UNSW Sydney researchers have developed a new method to monitor how solar cells are damaged by ultraviolet (UV) light and how they can naturally recover, offering potential improvements for solar panel manufacturing.
The team, led by Scientia Professor Xiaojing Hao, devised a microscopic monitoring technique that allows engineers to observe chemical changes in high-efficiency silicon solar cells in real time.
In a university release, researchers said this could help manufacturers test and certify panels more accurately and efficiently.
“This new method can be used directly on the production line to quickly check how well solar cells resist UV damage, making it useful for future quality control during manufacturing,” Professor Hao said.
Silicon solar cells gradually lose efficiency due to UV-induced degradation, with some studies showing up to a 10 per cent drop after accelerated testing equivalent to 2,000 hours of sun exposure. While previous research noted that some performance could recover under normal sunlight, the underlying material changes had remained unclear.
The UNSW team, including Dr Ziheng Liu, Dr Pengfei Zhang, and Dr Caixia Li, used ultraviolet Raman spectroscopy to observe molecular changes without damaging the cells.
The technique revealed that UV light temporarily alters chemical bonds involving hydrogen, silicon, and boron near the cell surface.

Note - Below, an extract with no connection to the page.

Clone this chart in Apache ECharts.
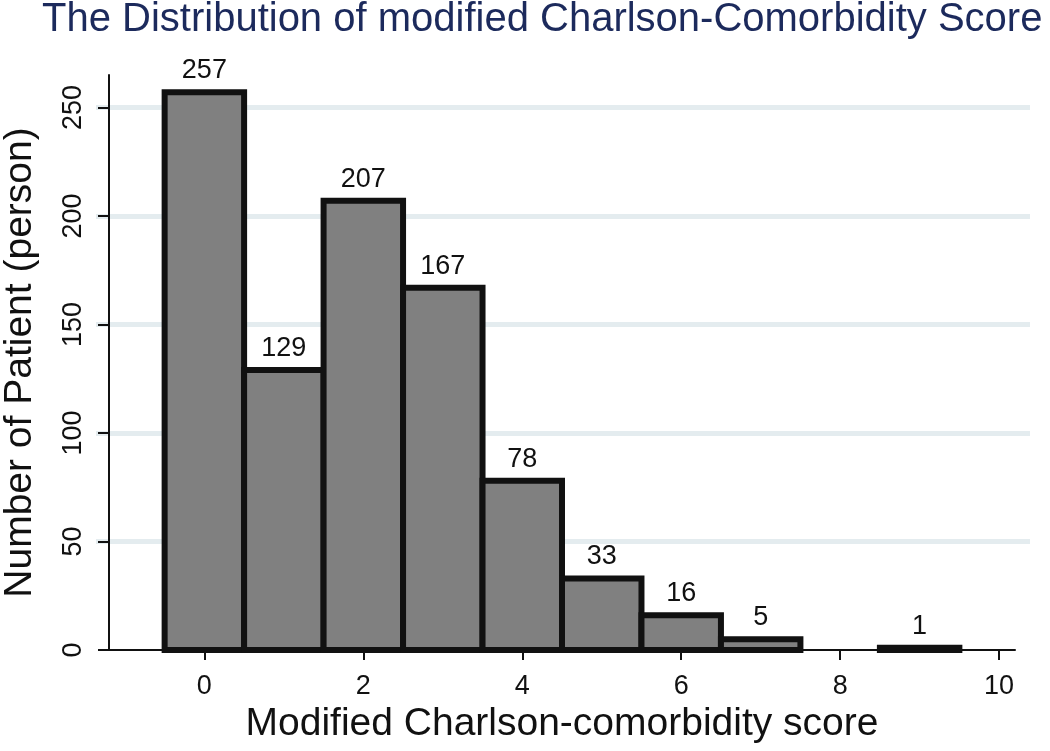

When exposed to normal light, these bonds can repair themselves, restoring the material at an atomic level.
“This confirms that recovery is not just an electrical effect,” Dr Liu said. “The material itself is repairing at the atomic level.”
The monitoring method has implications for solar manufacturing, where traditional UV testing can take days or weeks and may overstate degradation.
By distinguishing between reversible and permanent changes, the method could help manufacturers improve quality control, screen materials, and refine panel designs before full-scale production.
“This work gives us a clearer picture of how solar cells behave in the real world,” Professor Hao added. “With better monitoring tools, we can design better tests, better panels, and ultimately more reliable solar energy systems.”
The research was published in Energy & Environmental Science and supported by the ARC Research Hub for Photovoltaic Solar Panel Recycling and Sustainability.